USports suspended a Waterloo player for marijuana, despite the fact that it’s legal in Canada

Waterloo Warriors football player Lucas Merlin was suspended two months for testing positive for marijuana – after the substance became legal in Canada.

The Canadian Centre for Ethics in Sport, which handles the testing for USports, announced the suspension today – after it had already been served.

According to the CCES, Merlin was tested on Oct. 27, 2018, after Waterloo’s OUA quarter-final loss to the University of Guelph. After an “adverse analytical finding” involving urinary concentration in excess of 150 ng/ml, Merlin waived his right to a hearing and was suspended for two months. His suspension ended Jan. 2, 2019.

This is dumb on all kinds of levels.

First of all, marijuana became legal in Canada on Oct. 17, just 10 days before Merlin was tested. Assuming he purchased his weed through the Ontario Cannabis Store – no sure thing, given the delays in the early going – Merlin didn’t break any laws.

Now, because USports uses the World Anti-Doping Agency Prohibited List instead of creating its own drug policy like the CFL, marijuana is still a no-no for Canadian student-athletes and USports and the CCES have been really clear about this. Still, it seems strange that a university athlete in Canada can legally smoke marijuana – which is pretty clearly not a performance-enhancing substance – but not if they want to play sports.
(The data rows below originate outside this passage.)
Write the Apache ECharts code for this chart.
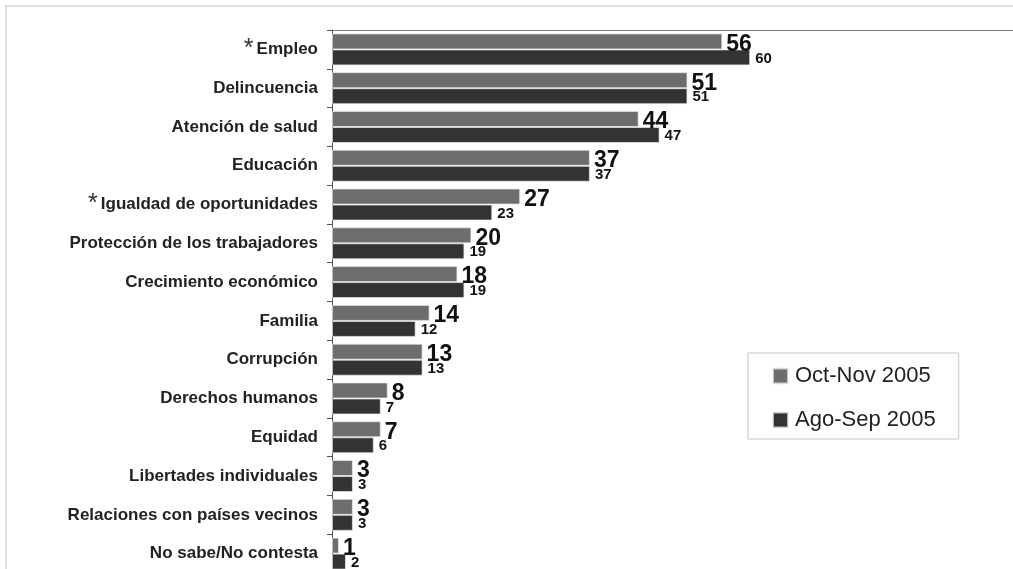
<!DOCTYPE html>
<html>
<head>
<meta charset="utf-8">
<script src="https://cdn.jsdelivr.net/npm/echarts@6/dist/echarts.min.js"></script>
<style>
html,body{margin:0;padding:0;background:#fff;}
#c{width:1013px;height:569px;}
</style>
</head>
<body>
<div id="c"></div>
<script>
const categories = ['Empleo','Delincuencia','Atención de salud','Educación','Igualdad de oportunidades','Protección de los trabajadores','Crecimiento económico','Familia','Corrupción','Derechos humanos','Equidad','Libertades individuales','Relaciones con países vecinos','No sabe/No contesta'];
const octNov2005 = [56,51,44,37,27,20,18,14,13,8,7,3,3,1];
const agoSep2005 = [60,51,47,37,23,19,19,12,13,7,6,3,3,2];
const starred = ['Empleo','Igualdad de oportunidades'];
const seriesNames = ['Oct-Nov 2005','Ago-Sep 2005'];

const chart = echarts.init(document.getElementById('c'), null, {renderer:'canvas'});
const FONT = '"Liberation Sans", Arial, sans-serif';
chart.setOption({
  backgroundColor:'#fff',
  animation:false,
  graphic:[{
    type:'rect', silent:true,
    shape:{x:6,y:6,width:1030,height:600},
    style:{fill:'none',stroke:'#dedede',lineWidth:2}
  }],
  legend:{
    orient:'vertical',
    left:748, top:353,
    padding:[12,23,8,24],
    itemGap:22,
    itemWidth:15, itemHeight:15,
    icon:'rect',
    borderColor:'#c8c8c8', borderWidth:1,
    backgroundColor:'#fff',
    textStyle:{fontFamily:FONT,fontSize:22,color:'#222',padding:[0,0,0,2]},
    data:seriesNames
  },
  grid:{left:332, top:30, width:697, height:543, containLabel:false, outerBoundsMode:'none'},
  xAxis:{
    type:'value', min:0, max:100, position:'top',
    axisLine:{show:true,lineStyle:{color:'#777',width:1}},
    axisTick:{show:false}, axisLabel:{show:false}, splitLine:{show:false}
  },
  yAxis:{
    type:'category', data:categories, inverse:true,
    axisLine:{show:true,lineStyle:{color:'#555',width:1}},
    axisTick:{show:true,length:5,lineStyle:{color:'#555'}},
    axisLabel:{
      margin:14,
      fontFamily:FONT, fontSize:17, fontWeight:'bold', color:'#222',
      formatter:function(v){
        return starred.indexOf(v) >= 0 ? '{a|*}{b|' + v + '}' : v;
      },
      rich:{
        a:{fontFamily:FONT,fontSize:25,fontWeight:'normal',color:'#333',padding:[0,3,0,0]},
        b:{fontFamily:FONT,fontSize:17,fontWeight:'bold',color:'#222'}
      }
    }
  },
  series:[
    {
      name:seriesNames[0], type:'bar', data:octNov2005,
      barWidth:16, barGap:'0%',
      itemStyle:{color:'#6d6d6d',borderColor:'rgba(235,235,235,0.7)',borderWidth:1},
      label:{show:true,position:'right',distance:4,offset:[0,3],
        fontFamily:FONT,fontSize:23,fontWeight:'bold',color:'#111'}
    },
    {
      name:seriesNames[1], type:'bar', data:agoSep2005,
      barWidth:16, barGap:'0%',
      itemStyle:{color:'#333333',borderColor:'rgba(235,235,235,0.7)',borderWidth:1},
      label:{show:true,position:'right',distance:5,offset:[0,1],
        fontFamily:FONT,fontSize:15,fontWeight:'bold',color:'#111'}
    }
  ]
});
</script>
</body>
</html>
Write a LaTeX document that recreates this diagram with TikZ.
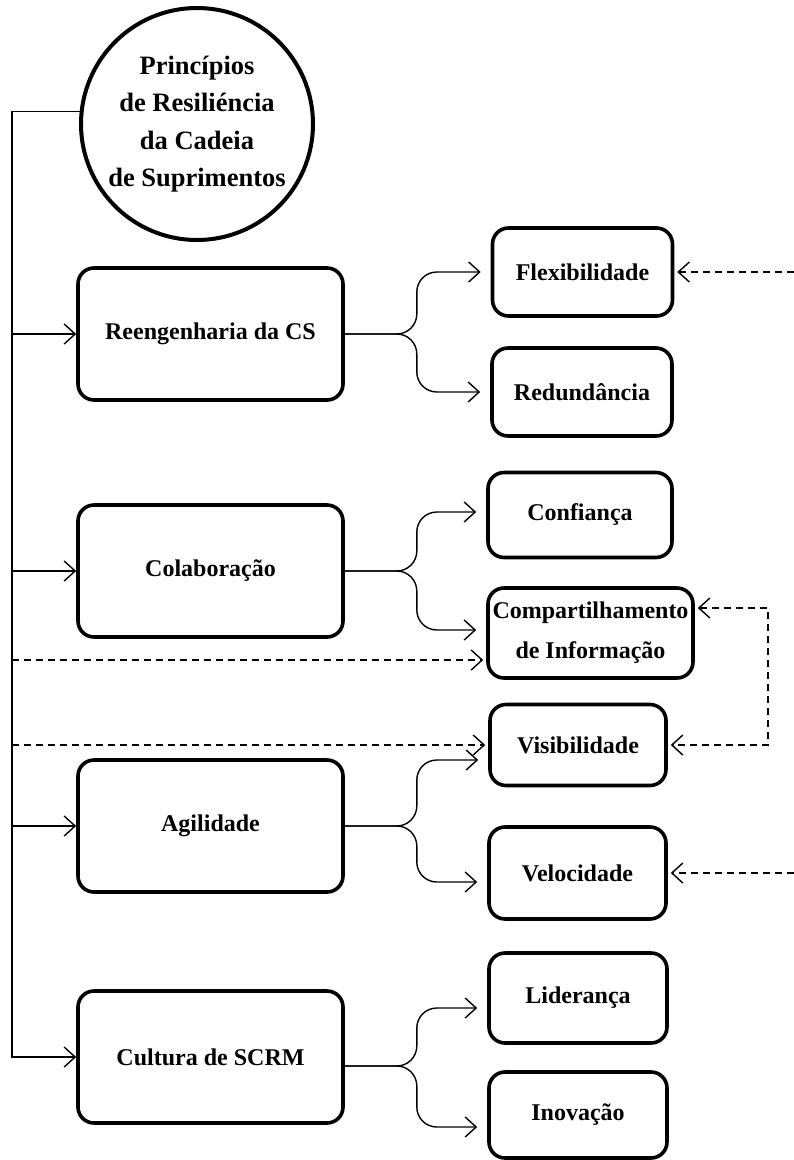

It also stands in stark contrast to the CFL, which doesn’t test for marijuana – the Canadian Centre for Ethics in Sport also does the league’s testing but applies their policy, not the WADA code. Receiver Duron Carter didn’t receive supplementary discipline from the league, despite the fact he was charged with possession not once but twice last winter when doing such a thing was still a crime (he received an absolute discharge on both counts.)

Thankfully, the suspension, imposed as it was at the end of the season, is pretty toothless as well. Missing a couple of months of “team activities” in November and December after the season is over doesn’t seem like much of a deterrent.

Of course, Merlin’s career is already over. The 2018 campaign was his fifth and final season of eligibility – a defensive back, he played in 31 games and made 129 tackles – and the loss to Guelph was his final game.

Hope he did something fun to celebrate.